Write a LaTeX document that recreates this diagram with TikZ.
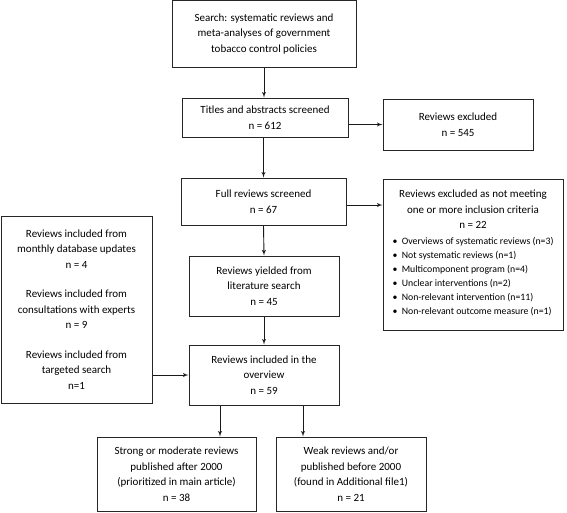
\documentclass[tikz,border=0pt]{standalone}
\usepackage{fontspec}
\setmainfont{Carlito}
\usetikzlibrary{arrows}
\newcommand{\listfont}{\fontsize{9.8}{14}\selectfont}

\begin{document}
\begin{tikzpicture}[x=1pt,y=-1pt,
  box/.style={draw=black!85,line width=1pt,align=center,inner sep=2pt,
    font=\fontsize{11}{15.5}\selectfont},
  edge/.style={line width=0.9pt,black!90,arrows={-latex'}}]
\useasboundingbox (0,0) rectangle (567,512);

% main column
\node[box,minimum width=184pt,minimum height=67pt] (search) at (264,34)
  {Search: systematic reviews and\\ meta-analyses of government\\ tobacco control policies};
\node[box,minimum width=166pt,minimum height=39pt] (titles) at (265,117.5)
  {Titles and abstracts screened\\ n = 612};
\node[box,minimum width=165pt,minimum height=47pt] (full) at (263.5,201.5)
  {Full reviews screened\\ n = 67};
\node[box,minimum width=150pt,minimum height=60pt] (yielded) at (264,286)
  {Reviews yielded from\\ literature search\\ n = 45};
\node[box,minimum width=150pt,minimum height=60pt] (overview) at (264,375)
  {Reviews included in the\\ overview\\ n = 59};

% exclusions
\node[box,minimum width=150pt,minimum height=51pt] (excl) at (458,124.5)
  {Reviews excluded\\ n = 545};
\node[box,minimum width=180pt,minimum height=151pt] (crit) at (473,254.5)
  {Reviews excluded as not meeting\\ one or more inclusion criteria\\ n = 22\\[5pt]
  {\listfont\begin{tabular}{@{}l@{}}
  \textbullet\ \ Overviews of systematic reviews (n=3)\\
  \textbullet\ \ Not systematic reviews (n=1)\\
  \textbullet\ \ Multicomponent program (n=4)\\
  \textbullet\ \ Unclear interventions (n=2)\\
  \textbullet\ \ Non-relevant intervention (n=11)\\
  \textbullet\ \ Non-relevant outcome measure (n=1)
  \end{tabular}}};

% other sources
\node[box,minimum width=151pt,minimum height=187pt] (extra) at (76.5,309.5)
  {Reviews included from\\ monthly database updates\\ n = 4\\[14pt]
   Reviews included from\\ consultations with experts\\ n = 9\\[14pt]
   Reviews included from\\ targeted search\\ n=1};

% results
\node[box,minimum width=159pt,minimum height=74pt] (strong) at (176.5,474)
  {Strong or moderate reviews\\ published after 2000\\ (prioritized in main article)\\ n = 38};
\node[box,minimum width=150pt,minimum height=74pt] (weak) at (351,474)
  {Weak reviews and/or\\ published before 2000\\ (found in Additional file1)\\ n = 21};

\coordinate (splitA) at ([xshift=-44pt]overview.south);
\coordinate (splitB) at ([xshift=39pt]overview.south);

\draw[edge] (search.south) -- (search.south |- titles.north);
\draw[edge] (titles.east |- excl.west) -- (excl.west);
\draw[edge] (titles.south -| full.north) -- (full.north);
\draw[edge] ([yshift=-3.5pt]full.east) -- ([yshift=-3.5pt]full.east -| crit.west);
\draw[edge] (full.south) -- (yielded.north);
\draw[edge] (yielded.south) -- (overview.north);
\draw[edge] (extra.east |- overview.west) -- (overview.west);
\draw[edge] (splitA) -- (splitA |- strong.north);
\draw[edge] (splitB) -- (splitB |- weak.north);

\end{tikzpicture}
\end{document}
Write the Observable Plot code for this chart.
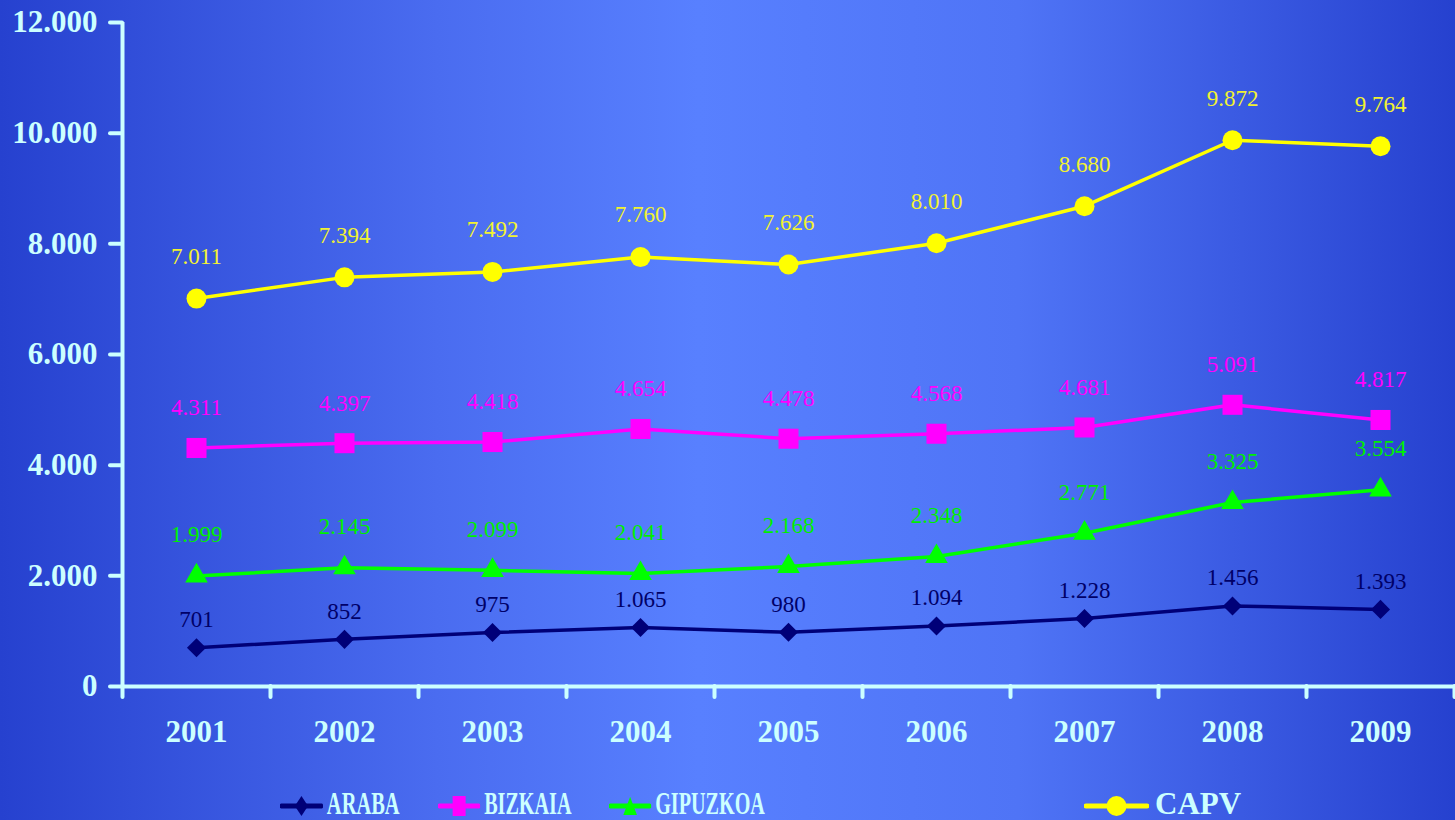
+-------+
DESCRIPTION OF THE TASK:
Write out all the entries again, word for word, and print no images.

SOLUTION:
Write a LaTeX document that recreates this diagram with TikZ.
\documentclass[tikz,border=0pt]{standalone}
\usepackage{fontspec}
\setmainfont{Carlito}
\usetikzlibrary{arrows}
\newcommand{\listfont}{\fontsize{9.8}{14}\selectfont}

\begin{document}
\begin{tikzpicture}[x=1pt,y=-1pt,
  box/.style={draw=black!85,line width=1pt,align=center,inner sep=2pt,
    font=\fontsize{11}{15.5}\selectfont},
  edge/.style={line width=0.9pt,black!90,arrows={-latex'}}]
\useasboundingbox (0,0) rectangle (567,512);

% main column
\node[box,minimum width=184pt,minimum height=67pt] (search) at (264,34)
  {Search: systematic reviews and\\ meta-analyses of government\\ tobacco control policies};
\node[box,minimum width=166pt,minimum height=39pt] (titles) at (265,117.5)
  {Titles and abstracts screened\\ n = 612};
\node[box,minimum width=165pt,minimum height=47pt] (full) at (263.5,201.5)
  {Full reviews screened\\ n = 67};
\node[box,minimum width=150pt,minimum height=60pt] (yielded) at (264,286)
  {Reviews yielded from\\ literature search\\ n = 45};
\node[box,minimum width=150pt,minimum height=60pt] (overview) at (264,375)
  {Reviews included in the\\ overview\\ n = 59};

% exclusions
\node[box,minimum width=150pt,minimum height=51pt] (excl) at (458,124.5)
  {Reviews excluded\\ n = 545};
\node[box,minimum width=180pt,minimum height=151pt] (crit) at (473,254.5)
  {Reviews excluded as not meeting\\ one or more inclusion criteria\\ n = 22\\[5pt]
  {\listfont\begin{tabular}{@{}l@{}}
  \textbullet\ \ Overviews of systematic reviews (n=3)\\
  \textbullet\ \ Not systematic reviews (n=1)\\
  \textbullet\ \ Multicomponent program (n=4)\\
  \textbullet\ \ Unclear interventions (n=2)\\
  \textbullet\ \ Non-relevant intervention (n=11)\\
  \textbullet\ \ Non-relevant outcome measure (n=1)
  \end{tabular}}};

% other sources
\node[box,minimum width=151pt,minimum height=187pt] (extra) at (76.5,309.5)
  {Reviews included from\\ monthly database updates\\ n = 4\\[14pt]
   Reviews included from\\ consultations with experts\\ n = 9\\[14pt]
   Reviews included from\\ targeted search\\ n=1};

% results
\node[box,minimum width=159pt,minimum height=74pt] (strong) at (176.5,474)
  {Strong or moderate reviews\\ published after 2000\\ (prioritized in main article)\\ n = 38};
\node[box,minimum width=150pt,minimum height=74pt] (weak) at (351,474)
  {Weak reviews and/or\\ published before 2000\\ (found in Additional file1)\\ n = 21};

\coordinate (splitA) at ([xshift=-44pt]overview.south);
\coordinate (splitB) at ([xshift=39pt]overview.south);

\draw[edge] (search.south) -- (search.south |- titles.north);
\draw[edge] (titles.east |- excl.west) -- (excl.west);
\draw[edge] (titles.south -| full.north) -- (full.north);
\draw[edge] ([yshift=-3.5pt]full.east) -- ([yshift=-3.5pt]full.east -| crit.west);
\draw[edge] (full.south) -- (yielded.north);
\draw[edge] (yielded.south) -- (overview.north);
\draw[edge] (extra.east |- overview.west) -- (overview.west);
\draw[edge] (splitA) -- (splitA |- strong.north);
\draw[edge] (splitB) -- (splitB |- weak.north);

\end{tikzpicture}
\end{document}
Write the Observable Plot code for this chart.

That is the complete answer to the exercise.